◆ **WHAT NEEDS TO BE DONE**
Set the lines down again exactly, first line through the line that contains "import plotly.graph_objects as go", with no pictures.

* start PROVIDED INFORMATION *

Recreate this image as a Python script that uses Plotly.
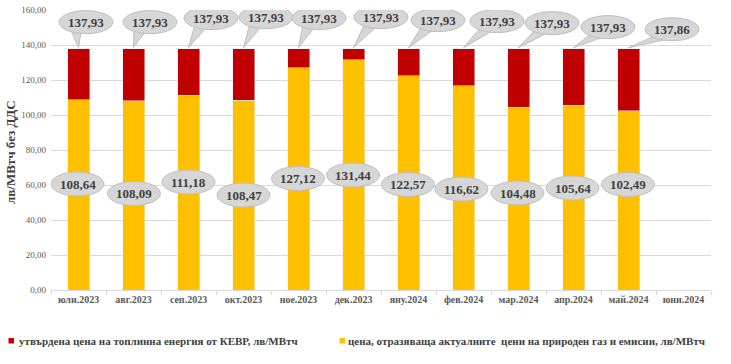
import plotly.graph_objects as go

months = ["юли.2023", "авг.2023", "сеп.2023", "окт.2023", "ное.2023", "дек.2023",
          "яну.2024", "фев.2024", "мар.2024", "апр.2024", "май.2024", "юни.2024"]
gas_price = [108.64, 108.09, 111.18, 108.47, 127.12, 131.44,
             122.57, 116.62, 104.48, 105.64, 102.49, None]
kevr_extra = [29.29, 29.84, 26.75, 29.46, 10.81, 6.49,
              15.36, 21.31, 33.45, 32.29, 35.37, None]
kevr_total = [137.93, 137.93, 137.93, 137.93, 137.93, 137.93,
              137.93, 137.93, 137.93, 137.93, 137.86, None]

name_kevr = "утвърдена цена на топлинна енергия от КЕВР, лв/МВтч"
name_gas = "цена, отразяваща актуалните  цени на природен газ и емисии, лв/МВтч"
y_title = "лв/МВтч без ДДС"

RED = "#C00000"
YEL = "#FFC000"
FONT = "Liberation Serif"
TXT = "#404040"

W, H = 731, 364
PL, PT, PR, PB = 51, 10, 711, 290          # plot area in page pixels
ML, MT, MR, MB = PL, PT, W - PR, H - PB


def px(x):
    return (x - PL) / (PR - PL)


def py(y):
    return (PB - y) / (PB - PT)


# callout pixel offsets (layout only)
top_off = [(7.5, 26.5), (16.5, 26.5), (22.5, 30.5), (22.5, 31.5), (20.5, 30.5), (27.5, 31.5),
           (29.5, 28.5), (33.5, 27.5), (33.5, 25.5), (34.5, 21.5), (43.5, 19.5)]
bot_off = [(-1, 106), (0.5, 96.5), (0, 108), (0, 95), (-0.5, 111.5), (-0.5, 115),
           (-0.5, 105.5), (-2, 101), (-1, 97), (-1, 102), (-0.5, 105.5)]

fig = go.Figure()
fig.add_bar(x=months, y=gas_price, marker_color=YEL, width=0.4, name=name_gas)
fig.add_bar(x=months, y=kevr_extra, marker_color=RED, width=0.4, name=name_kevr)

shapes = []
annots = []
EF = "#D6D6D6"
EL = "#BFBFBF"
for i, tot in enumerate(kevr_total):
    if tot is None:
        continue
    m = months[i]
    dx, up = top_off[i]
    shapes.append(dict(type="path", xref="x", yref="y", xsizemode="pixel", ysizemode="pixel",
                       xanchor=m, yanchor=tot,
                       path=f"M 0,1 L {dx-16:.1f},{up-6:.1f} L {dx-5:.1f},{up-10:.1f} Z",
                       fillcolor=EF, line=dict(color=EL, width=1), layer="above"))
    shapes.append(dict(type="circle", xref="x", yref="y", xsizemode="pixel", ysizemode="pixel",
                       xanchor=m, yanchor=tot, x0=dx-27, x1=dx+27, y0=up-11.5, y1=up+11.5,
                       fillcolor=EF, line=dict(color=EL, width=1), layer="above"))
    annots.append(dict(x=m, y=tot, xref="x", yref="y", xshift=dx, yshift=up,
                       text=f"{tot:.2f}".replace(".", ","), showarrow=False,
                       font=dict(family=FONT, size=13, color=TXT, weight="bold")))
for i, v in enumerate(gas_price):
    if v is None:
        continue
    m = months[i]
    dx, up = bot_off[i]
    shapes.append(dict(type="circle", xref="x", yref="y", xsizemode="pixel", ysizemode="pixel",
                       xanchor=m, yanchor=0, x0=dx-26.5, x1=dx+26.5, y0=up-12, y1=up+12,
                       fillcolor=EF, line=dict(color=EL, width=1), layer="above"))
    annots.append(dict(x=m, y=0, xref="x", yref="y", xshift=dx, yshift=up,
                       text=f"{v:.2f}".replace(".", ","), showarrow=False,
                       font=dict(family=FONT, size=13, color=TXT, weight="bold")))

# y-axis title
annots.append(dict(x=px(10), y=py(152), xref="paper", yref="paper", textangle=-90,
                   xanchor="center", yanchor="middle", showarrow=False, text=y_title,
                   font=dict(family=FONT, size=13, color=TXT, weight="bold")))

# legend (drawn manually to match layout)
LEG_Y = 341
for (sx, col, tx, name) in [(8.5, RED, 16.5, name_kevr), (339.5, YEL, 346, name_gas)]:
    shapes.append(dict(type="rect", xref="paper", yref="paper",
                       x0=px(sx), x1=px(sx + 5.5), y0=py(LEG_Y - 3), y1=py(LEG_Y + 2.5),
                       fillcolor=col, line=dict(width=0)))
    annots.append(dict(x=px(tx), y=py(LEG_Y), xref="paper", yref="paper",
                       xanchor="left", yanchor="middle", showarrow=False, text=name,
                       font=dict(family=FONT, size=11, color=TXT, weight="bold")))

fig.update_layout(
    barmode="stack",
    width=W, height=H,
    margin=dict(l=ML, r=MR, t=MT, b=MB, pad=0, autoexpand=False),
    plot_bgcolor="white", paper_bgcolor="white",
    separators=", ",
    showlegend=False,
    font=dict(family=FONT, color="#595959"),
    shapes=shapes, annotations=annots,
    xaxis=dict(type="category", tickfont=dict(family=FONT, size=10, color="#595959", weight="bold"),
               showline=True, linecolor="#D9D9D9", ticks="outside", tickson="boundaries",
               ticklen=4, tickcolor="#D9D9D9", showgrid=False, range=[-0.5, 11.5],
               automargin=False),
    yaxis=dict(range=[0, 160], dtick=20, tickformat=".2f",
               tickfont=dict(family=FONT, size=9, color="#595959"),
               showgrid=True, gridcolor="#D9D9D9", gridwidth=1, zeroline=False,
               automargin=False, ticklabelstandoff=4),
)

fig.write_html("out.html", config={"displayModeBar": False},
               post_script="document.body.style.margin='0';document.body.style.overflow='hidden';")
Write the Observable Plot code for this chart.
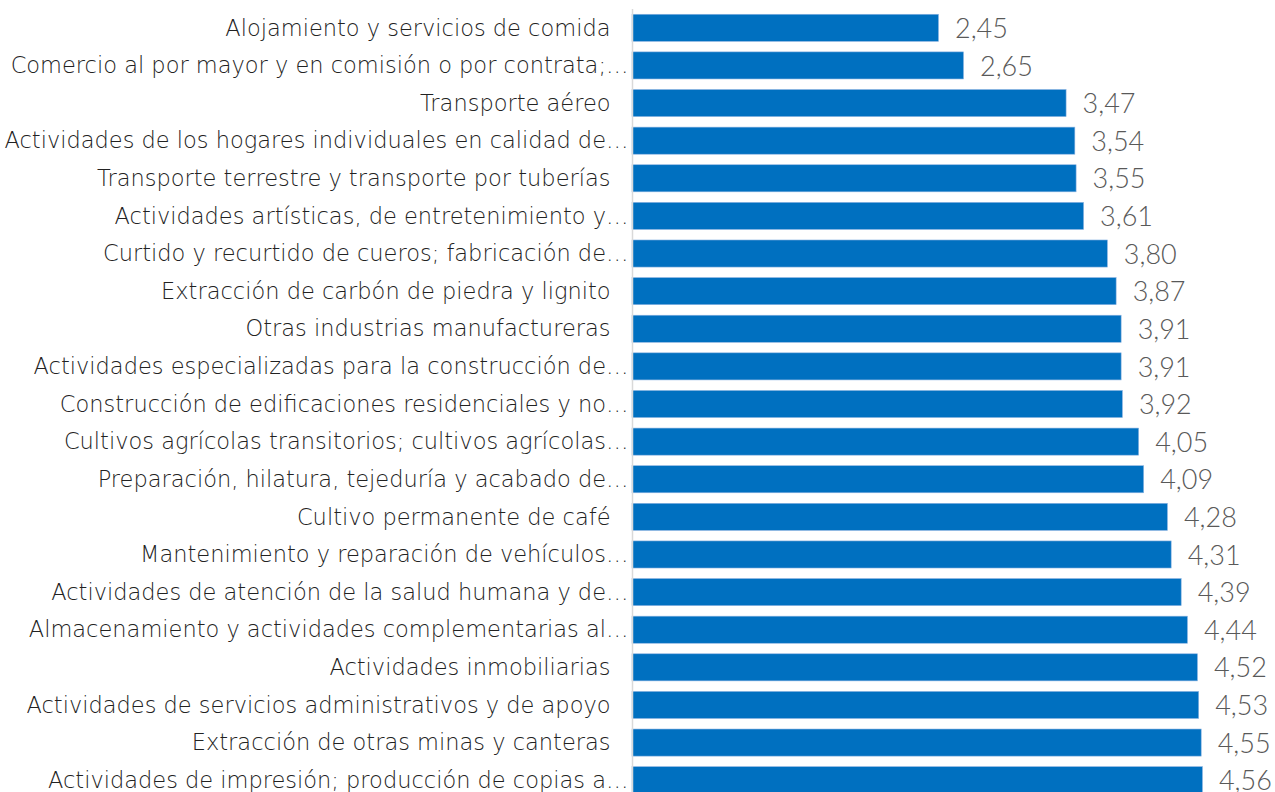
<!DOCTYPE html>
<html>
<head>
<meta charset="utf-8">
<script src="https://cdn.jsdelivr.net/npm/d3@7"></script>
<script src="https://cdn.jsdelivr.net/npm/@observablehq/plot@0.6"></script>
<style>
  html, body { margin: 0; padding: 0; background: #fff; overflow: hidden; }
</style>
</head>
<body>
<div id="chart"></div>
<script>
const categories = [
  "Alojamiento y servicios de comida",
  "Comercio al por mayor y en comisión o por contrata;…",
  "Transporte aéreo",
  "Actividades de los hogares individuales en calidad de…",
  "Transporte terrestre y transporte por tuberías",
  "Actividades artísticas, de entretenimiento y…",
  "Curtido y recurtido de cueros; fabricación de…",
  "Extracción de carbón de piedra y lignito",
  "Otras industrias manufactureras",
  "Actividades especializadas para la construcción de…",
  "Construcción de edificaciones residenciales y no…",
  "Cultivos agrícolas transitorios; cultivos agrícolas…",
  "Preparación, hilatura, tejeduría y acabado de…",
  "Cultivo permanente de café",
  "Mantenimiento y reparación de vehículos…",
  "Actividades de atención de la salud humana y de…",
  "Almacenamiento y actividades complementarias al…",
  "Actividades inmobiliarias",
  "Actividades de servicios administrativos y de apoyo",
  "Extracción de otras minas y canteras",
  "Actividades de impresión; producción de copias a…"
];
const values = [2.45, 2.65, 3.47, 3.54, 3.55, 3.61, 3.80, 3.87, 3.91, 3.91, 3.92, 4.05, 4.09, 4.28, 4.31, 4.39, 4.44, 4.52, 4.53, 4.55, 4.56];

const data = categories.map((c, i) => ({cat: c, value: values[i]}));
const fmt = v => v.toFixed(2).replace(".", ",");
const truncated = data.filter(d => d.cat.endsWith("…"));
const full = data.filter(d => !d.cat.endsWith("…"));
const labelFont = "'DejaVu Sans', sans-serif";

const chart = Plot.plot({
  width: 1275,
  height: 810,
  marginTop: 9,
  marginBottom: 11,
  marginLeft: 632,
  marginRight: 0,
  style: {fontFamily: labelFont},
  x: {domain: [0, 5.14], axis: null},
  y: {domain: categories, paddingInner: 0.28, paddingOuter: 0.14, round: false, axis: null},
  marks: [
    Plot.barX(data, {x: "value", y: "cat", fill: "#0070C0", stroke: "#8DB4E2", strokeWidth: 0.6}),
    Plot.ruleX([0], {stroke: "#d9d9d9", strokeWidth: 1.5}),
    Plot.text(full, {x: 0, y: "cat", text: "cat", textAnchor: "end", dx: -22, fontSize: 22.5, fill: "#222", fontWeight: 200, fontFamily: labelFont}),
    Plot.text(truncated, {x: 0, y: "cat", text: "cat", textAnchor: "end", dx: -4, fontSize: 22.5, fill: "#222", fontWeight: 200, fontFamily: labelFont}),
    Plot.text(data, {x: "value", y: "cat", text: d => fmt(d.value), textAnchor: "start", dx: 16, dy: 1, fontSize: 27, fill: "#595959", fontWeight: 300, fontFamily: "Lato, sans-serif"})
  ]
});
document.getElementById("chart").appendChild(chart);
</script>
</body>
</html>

* end PROVIDED INFORMATION *

◆ **FULL OUTPUT**
Recreate this image as a Python script that uses Plotly.
import plotly.graph_objects as go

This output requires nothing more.